The overall quality of cars on offer is excellent, but not all cars are in perfect, recently restored condition. Tomorrow will be a telling day, but early bidders have already arrived and started inspecting each car they are interested in. The overall feel is one of optimism.
My flight to Milan leaves in two hours, from there it's a road trip to Modena and then on to Maranello. For car guys, those just could be the three most exciting Italian towns that start with the letter "M" as each city has a history rich with an automotive past, and perhaps, future. It's the Maranello part I want to concentrate on however, as this will be this car guy's first trip to the legendary town where Ferraris are born.
Listen to Dave Kinney's pre-auction audio report from Maranello Italy (5/15/09)
The occasion is the RM Ferrari Leggenda E Passione auction held in conjunction with Sotheby's.
Last year's lineup was great, and they held a spectacular event. This year looks like it could raise that already high bar. Early news is that pre-registration is up, and that it will be a crowded house bidding for the less than 40 cars. All but one on offer is a Ferrari, the standalone car is a Maserati. Too many bidders for too few cars is an auctioneers dream, as money has been known to chase money when beautiful and desirable cars meet purchasers with fat wallets. Every auction seems to be a "test of the market" these days; I'm sure some nervous days -- and nights -- have been had by every auction company in the past year.
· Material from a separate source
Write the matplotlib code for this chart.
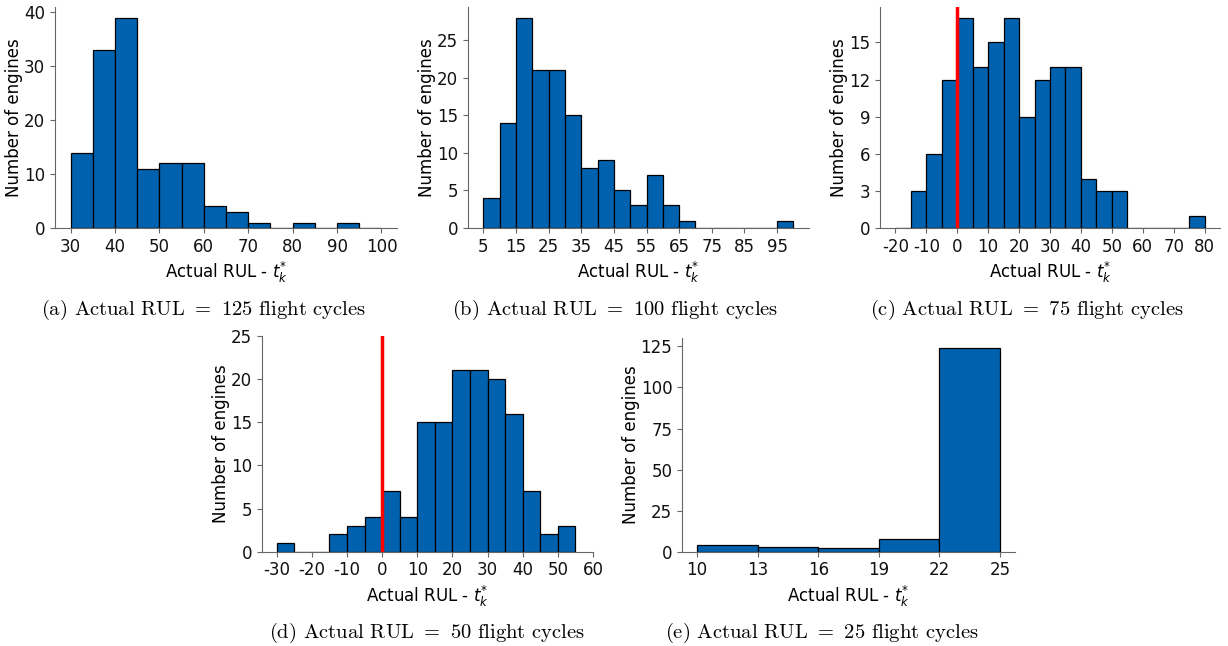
import numpy as np
import matplotlib
matplotlib.use("Agg")
import matplotlib.pyplot as plt

# bin edges and counts
edges_a = np.arange(30, 101, 5)
counts_a = [14, 33, 39, 11, 12, 12, 4, 3, 1, 0, 1, 0, 1, 0]

edges_b = np.arange(5, 101, 5)
counts_b = [4, 14, 28, 21, 21, 15, 8, 9, 5, 3, 7, 3, 1, 0, 0, 0, 0, 0, 1]

edges_c = np.arange(-20, 81, 5)
counts_c = [0, 3, 6, 12, 17, 13, 15, 17, 9, 12, 13, 13, 4, 3, 3, 0, 0, 0, 0, 1]

edges_d = np.arange(-30, 56, 5)
counts_d = [1, 0, 0, 2, 3, 4, 7, 4, 15, 15, 21, 21, 20, 16, 7, 2, 3]

edges_e = np.arange(10, 26, 3)
counts_e = [4, 3, 2, 8, 124]

xticks_a = np.arange(30, 101, 10)
xticks_b = np.arange(5, 96, 10)
xticks_c = np.arange(-20, 81, 10)
xticks_d = np.arange(-30, 61, 10)
xticks_e = np.arange(10, 26, 3)

yticks_c = np.arange(0, 16, 3)
yticks_e = np.arange(0, 126, 25)

captions = [
    "(a) Actual RUL $=$ 125 flight cycles",
    "(b) Actual RUL $=$ 100 flight cycles",
    "(c) Actual RUL $=$ 75 flight cycles",
    "(d) Actual RUL $=$ 50 flight cycles",
    "(e) Actual RUL $=$ 25 flight cycles",
]

BAR = "#0062ae"
FS = 12
plt.rcParams["axes.unicode_minus"] = False
plt.rcParams["mathtext.fontset"] = "cm"

fig = plt.figure(figsize=(12.28, 6.46), dpi=100)

def panel(rect, edges, counts, xticks, yticks=None, red=False, ylim=None, xlim=None):
    ax = fig.add_axes(rect)
    ax.hist(edges[:-1], bins=edges, weights=counts, color=BAR,
            edgecolor="black", linewidth=0.9)
    ax.set_xticks(xticks)
    if yticks is not None:
        ax.set_yticks(yticks)
    if ylim is not None:
        ax.set_ylim(ylim)
    if xlim is not None:
        ax.set_xlim(xlim)
    if red:
        ax.axvline(0, color="red", linewidth=2.5, zorder=3)
    ax.spines["top"].set_visible(False)
    ax.spines["right"].set_visible(False)
    for s in ("left", "bottom"):
        ax.spines[s].set_color("#666666")
    ax.tick_params(labelsize=FS, color="#666666", labelcolor="#111111")
    ax.set_xlabel("Actual RUL - $t_k^{*}$", fontsize=FS, labelpad=3,
                  math_fontfamily="dejavusans")
    ax.set_ylabel("Number of engines", fontsize=FS, labelpad=0.5)
    return ax

panel([0.0448, 0.647, 0.2785, 0.342], edges_a, counts_a, xticks_a)
panel([0.381, 0.647, 0.2777, 0.342], edges_b, counts_b, xticks_b)
panel([0.7166, 0.647, 0.2769, 0.342], edges_c, counts_c, xticks_c,
      yticks=yticks_c, red=True)
panel([0.2131, 0.146, 0.2698, 0.334], edges_d, counts_d, xticks_d,
      red=True, ylim=(0, 25), xlim=(-34.25, 60))
panel([0.5554, 0.146, 0.2712, 0.331], edges_e, counts_e, xticks_e,
      yticks=yticks_e)

cap_pos = [(204, 310), (615, 310), (1027, 310), (427, 633), (822, 633)]
for txt, (px, py) in zip(captions, cap_pos):
    fig.text(px / 1228, 1 - py / 646, txt, ha="center", va="center",
             fontsize=14.8, family="cmr10", math_fontfamily="cm")

fig.savefig("out.png", dpi=100)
A tour of the Ferrari factory is but one of the orders of business I'm looking forward to. Track time with a vintage Ferrari? Lunch at the Cavallino restaurant? Late night bench racing sessions with a legendary Ferrari Formula 1 driver? One can only dream....
Heading to Italy, I'm ready to give some predictions. Some cars will sell for more than they are expected to, perhaps a few won't sell at all and maybe some will sell for under their predicted amount. It's an auction, and that, in a nutshell, is what usually happens.